• DATA FOR THIS TASK:
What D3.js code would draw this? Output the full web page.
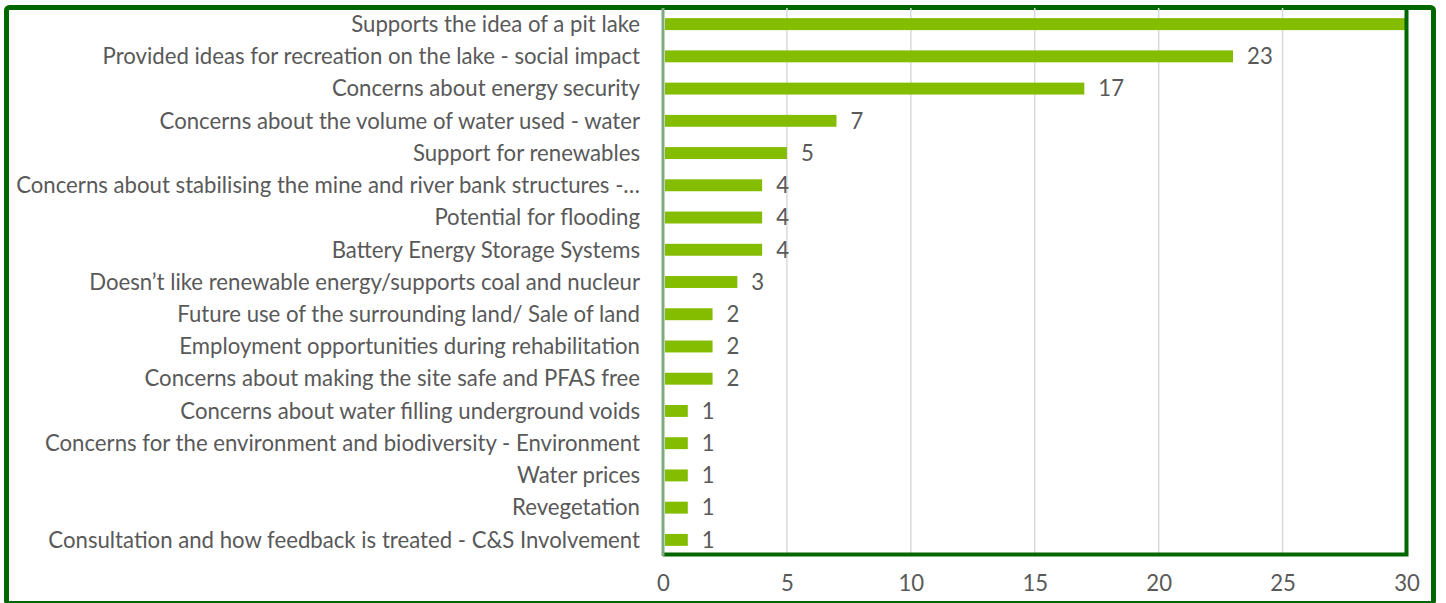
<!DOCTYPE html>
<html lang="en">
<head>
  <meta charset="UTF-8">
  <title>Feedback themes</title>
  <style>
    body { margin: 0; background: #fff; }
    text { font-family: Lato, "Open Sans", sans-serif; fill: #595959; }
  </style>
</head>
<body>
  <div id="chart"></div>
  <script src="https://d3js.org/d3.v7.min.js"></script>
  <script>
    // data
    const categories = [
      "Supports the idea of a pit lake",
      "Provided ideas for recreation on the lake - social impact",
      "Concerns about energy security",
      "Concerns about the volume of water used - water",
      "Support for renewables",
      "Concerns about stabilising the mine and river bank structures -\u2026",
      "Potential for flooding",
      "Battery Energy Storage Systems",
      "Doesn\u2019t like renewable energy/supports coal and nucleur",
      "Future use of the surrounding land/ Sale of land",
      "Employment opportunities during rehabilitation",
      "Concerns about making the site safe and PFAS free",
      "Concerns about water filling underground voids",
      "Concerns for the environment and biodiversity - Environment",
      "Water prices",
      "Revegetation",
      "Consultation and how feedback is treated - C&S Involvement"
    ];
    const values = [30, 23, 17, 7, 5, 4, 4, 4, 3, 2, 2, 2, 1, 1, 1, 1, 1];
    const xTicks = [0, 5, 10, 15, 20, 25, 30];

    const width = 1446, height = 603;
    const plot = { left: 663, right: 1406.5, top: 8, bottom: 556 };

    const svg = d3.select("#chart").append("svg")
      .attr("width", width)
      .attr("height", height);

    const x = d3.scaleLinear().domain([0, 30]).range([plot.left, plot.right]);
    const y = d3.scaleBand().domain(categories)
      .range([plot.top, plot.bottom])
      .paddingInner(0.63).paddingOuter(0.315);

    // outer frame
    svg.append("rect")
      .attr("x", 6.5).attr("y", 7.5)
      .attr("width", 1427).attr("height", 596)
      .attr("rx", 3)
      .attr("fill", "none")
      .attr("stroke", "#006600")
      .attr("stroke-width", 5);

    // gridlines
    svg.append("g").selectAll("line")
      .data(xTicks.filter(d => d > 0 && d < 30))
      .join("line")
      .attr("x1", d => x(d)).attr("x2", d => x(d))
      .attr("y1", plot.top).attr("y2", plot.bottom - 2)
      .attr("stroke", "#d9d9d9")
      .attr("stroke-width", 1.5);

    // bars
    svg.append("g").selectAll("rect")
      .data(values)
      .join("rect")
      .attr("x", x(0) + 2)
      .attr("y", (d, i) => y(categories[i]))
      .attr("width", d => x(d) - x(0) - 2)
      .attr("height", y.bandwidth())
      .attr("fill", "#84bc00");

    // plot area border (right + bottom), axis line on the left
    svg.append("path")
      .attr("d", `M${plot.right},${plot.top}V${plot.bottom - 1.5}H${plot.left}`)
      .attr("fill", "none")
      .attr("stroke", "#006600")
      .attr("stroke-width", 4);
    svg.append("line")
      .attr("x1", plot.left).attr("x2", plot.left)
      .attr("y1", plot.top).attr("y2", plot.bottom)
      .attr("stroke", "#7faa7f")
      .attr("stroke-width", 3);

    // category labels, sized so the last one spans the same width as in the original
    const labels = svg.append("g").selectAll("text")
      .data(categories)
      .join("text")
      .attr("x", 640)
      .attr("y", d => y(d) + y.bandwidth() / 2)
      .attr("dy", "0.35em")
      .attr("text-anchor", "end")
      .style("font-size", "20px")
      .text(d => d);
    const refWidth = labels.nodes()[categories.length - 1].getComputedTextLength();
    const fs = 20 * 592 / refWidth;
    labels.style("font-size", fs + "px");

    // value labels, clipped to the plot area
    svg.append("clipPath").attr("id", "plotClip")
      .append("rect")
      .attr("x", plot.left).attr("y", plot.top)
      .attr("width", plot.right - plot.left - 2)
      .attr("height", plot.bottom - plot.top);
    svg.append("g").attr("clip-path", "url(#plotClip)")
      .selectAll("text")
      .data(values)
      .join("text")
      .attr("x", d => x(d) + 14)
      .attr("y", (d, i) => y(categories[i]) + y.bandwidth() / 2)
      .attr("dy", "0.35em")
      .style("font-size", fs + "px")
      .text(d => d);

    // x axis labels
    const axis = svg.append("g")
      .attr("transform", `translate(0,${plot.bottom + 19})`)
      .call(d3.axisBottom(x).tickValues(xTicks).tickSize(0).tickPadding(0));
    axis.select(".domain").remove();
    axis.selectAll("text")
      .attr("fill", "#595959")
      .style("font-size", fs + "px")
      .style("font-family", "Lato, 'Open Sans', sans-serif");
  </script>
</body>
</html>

---

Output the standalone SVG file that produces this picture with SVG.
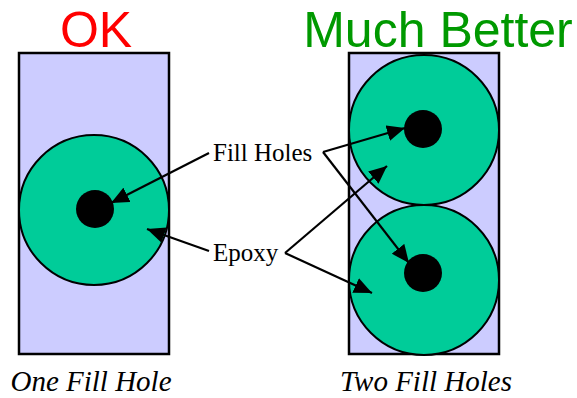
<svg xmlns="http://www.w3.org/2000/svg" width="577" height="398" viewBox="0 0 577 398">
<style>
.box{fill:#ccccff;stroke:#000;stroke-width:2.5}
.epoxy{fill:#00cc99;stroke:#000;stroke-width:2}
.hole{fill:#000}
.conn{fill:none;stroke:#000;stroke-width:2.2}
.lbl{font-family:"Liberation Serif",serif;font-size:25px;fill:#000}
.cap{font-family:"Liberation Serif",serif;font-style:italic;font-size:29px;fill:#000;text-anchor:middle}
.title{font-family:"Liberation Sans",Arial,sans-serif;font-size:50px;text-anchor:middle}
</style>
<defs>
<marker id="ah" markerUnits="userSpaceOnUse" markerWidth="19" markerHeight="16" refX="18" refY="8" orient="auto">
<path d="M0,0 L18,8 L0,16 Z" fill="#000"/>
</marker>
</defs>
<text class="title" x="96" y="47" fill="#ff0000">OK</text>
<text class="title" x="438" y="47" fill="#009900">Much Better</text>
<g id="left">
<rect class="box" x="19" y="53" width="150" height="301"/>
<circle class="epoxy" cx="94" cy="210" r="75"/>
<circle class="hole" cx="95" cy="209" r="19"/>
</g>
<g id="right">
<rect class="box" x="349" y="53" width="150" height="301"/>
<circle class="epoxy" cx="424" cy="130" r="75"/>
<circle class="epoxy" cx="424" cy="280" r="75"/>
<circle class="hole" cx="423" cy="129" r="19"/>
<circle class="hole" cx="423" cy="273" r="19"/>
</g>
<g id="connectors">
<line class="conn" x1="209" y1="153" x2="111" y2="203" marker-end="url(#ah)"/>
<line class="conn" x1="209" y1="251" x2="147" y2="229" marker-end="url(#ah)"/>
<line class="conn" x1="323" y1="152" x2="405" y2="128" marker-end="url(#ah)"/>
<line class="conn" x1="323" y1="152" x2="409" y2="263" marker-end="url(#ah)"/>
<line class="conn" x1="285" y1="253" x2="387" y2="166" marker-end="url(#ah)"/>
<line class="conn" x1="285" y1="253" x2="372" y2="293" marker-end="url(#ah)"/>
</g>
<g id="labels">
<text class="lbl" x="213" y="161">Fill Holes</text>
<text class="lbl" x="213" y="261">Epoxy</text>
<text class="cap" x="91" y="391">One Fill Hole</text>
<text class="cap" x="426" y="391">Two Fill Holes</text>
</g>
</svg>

• STATED GOAL:
The word "Output" appears in how many lines of the records? Give the number only.

• WRITTEN RESPONSE:
2